[Given exercise]: Would you write out the listing verbatim and skip every picture in it?

[Dataset excerpt]:
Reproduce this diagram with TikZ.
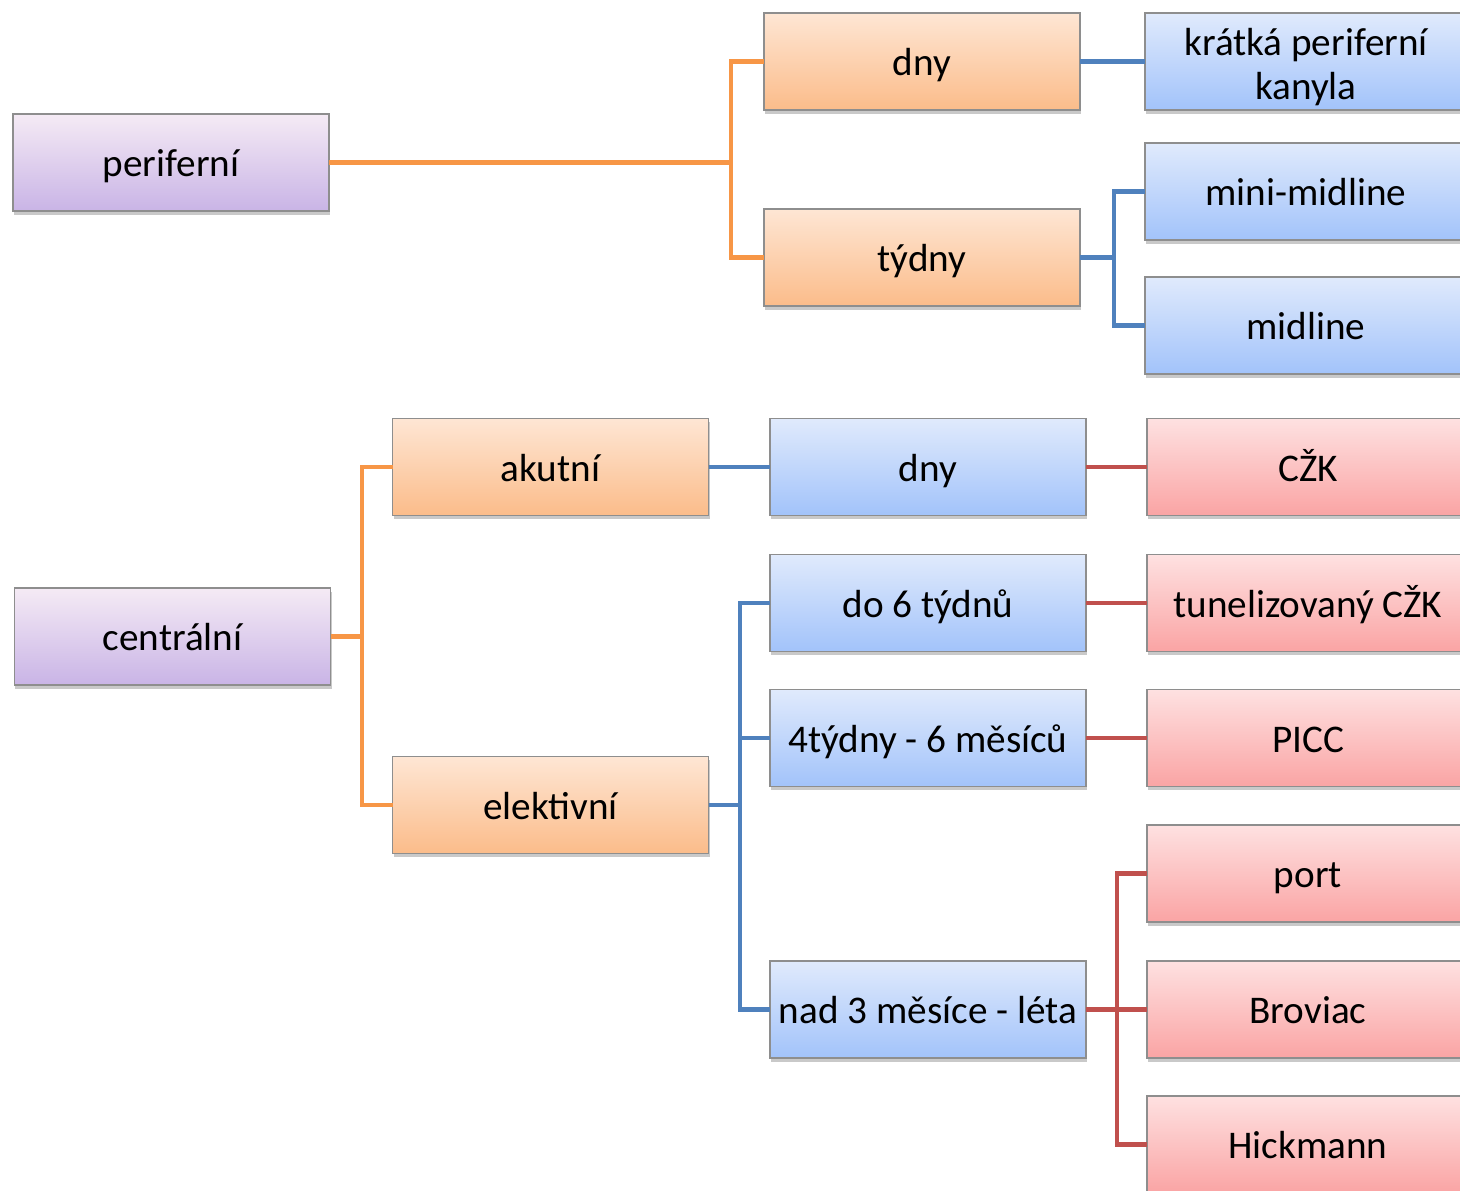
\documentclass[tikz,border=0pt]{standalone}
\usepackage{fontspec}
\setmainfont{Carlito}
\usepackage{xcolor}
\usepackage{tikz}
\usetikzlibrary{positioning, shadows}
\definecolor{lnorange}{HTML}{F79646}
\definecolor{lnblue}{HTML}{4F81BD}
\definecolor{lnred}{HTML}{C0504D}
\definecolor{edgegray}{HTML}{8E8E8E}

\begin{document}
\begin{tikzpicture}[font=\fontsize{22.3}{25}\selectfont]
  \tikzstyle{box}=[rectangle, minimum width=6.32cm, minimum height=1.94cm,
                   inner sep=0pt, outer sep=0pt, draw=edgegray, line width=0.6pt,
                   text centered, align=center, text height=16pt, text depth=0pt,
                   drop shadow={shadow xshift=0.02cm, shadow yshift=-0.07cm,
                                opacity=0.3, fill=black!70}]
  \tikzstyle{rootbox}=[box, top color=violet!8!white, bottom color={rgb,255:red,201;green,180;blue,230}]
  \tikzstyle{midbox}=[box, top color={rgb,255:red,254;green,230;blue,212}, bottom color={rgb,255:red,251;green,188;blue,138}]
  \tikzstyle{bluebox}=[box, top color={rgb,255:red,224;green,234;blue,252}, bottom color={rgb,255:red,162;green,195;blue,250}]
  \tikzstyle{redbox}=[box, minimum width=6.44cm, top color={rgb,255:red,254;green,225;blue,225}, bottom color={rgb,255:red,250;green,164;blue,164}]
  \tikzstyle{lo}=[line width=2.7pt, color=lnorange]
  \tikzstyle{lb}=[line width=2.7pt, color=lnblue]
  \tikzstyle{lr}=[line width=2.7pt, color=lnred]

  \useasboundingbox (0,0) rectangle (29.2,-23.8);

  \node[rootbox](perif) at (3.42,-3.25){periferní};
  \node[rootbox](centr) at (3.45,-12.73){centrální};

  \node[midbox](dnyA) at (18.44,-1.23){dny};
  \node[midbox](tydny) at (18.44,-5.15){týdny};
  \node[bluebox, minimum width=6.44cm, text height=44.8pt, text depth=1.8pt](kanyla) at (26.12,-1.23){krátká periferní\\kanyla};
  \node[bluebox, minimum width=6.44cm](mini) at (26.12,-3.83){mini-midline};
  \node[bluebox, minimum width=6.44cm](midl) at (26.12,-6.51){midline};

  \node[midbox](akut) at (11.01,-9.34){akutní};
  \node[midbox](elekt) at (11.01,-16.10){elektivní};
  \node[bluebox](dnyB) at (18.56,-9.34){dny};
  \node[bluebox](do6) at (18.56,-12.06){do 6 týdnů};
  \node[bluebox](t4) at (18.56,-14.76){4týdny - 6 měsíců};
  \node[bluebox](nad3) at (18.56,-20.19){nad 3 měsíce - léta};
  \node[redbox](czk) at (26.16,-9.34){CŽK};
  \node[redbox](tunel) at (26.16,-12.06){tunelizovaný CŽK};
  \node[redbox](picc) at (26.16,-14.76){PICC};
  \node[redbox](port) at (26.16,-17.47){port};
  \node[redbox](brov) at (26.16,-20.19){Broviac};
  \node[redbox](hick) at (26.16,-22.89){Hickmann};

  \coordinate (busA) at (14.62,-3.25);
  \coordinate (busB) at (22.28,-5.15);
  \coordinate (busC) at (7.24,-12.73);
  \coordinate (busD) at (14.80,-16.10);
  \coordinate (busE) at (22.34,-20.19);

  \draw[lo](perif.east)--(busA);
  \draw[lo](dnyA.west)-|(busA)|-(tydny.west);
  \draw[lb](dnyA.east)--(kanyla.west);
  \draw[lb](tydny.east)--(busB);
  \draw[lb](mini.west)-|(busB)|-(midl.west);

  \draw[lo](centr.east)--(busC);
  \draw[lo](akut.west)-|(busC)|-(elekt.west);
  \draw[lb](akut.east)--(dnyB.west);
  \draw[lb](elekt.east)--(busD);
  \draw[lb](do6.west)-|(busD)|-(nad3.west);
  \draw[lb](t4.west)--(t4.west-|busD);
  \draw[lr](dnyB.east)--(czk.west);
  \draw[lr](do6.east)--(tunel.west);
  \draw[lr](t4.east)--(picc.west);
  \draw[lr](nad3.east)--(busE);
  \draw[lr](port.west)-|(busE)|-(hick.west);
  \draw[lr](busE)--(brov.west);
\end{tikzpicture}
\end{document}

[Written answer]:
Reproduce this diagram with TikZ.
\documentclass[tikz,border=0pt]{standalone}
\usepackage{fontspec}
\setmainfont{Carlito}
\usepackage{xcolor}
\usepackage{tikz}
\usetikzlibrary{positioning, shadows}
\definecolor{lnorange}{HTML}{F79646}
\definecolor{lnblue}{HTML}{4F81BD}
\definecolor{lnred}{HTML}{C0504D}
\definecolor{edgegray}{HTML}{8E8E8E}

\begin{document}
\begin{tikzpicture}[font=\fontsize{22.3}{25}\selectfont]
  \tikzstyle{box}=[rectangle, minimum width=6.32cm, minimum height=1.94cm,
                   inner sep=0pt, outer sep=0pt, draw=edgegray, line width=0.6pt,
                   text centered, align=center, text height=16pt, text depth=0pt,
                   drop shadow={shadow xshift=0.02cm, shadow yshift=-0.07cm,
                                opacity=0.3, fill=black!70}]
  \tikzstyle{rootbox}=[box, top color=violet!8!white, bottom color={rgb,255:red,201;green,180;blue,230}]
  \tikzstyle{midbox}=[box, top color={rgb,255:red,254;green,230;blue,212}, bottom color={rgb,255:red,251;green,188;blue,138}]
  \tikzstyle{bluebox}=[box, top color={rgb,255:red,224;green,234;blue,252}, bottom color={rgb,255:red,162;green,195;blue,250}]
  \tikzstyle{redbox}=[box, minimum width=6.44cm, top color={rgb,255:red,254;green,225;blue,225}, bottom color={rgb,255:red,250;green,164;blue,164}]
  \tikzstyle{lo}=[line width=2.7pt, color=lnorange]
  \tikzstyle{lb}=[line width=2.7pt, color=lnblue]
  \tikzstyle{lr}=[line width=2.7pt, color=lnred]

  \useasboundingbox (0,0) rectangle (29.2,-23.8);

  \node[rootbox](perif) at (3.42,-3.25){periferní};
  \node[rootbox](centr) at (3.45,-12.73){centrální};

  \node[midbox](dnyA) at (18.44,-1.23){dny};
  \node[midbox](tydny) at (18.44,-5.15){týdny};
  \node[bluebox, minimum width=6.44cm, text height=44.8pt, text depth=1.8pt](kanyla) at (26.12,-1.23){krátká periferní\\kanyla};
  \node[bluebox, minimum width=6.44cm](mini) at (26.12,-3.83){mini-midline};
  \node[bluebox, minimum width=6.44cm](midl) at (26.12,-6.51){midline};

  \node[midbox](akut) at (11.01,-9.34){akutní};
  \node[midbox](elekt) at (11.01,-16.10){elektivní};
  \node[bluebox](dnyB) at (18.56,-9.34){dny};
  \node[bluebox](do6) at (18.56,-12.06){do 6 týdnů};
  \node[bluebox](t4) at (18.56,-14.76){4týdny - 6 měsíců};
  \node[bluebox](nad3) at (18.56,-20.19){nad 3 měsíce - léta};
  \node[redbox](czk) at (26.16,-9.34){CŽK};
  \node[redbox](tunel) at (26.16,-12.06){tunelizovaný CŽK};
  \node[redbox](picc) at (26.16,-14.76){PICC};
  \node[redbox](port) at (26.16,-17.47){port};
  \node[redbox](brov) at (26.16,-20.19){Broviac};
  \node[redbox](hick) at (26.16,-22.89){Hickmann};

  \coordinate (busA) at (14.62,-3.25);
  \coordinate (busB) at (22.28,-5.15);
  \coordinate (busC) at (7.24,-12.73);
  \coordinate (busD) at (14.80,-16.10);
  \coordinate (busE) at (22.34,-20.19);

  \draw[lo](perif.east)--(busA);
  \draw[lo](dnyA.west)-|(busA)|-(tydny.west);
  \draw[lb](dnyA.east)--(kanyla.west);
  \draw[lb](tydny.east)--(busB);
  \draw[lb](mini.west)-|(busB)|-(midl.west);

  \draw[lo](centr.east)--(busC);
  \draw[lo](akut.west)-|(busC)|-(elekt.west);
  \draw[lb](akut.east)--(dnyB.west);
  \draw[lb](elekt.east)--(busD);
  \draw[lb](do6.west)-|(busD)|-(nad3.west);
  \draw[lb](t4.west)--(t4.west-|busD);
  \draw[lr](dnyB.east)--(czk.west);
  \draw[lr](do6.east)--(tunel.west);
  \draw[lr](t4.east)--(picc.west);
  \draw[lr](nad3.east)--(busE);
  \draw[lr](port.west)-|(busE)|-(hick.west);
  \draw[lr](busE)--(brov.west);
\end{tikzpicture}
\end{document}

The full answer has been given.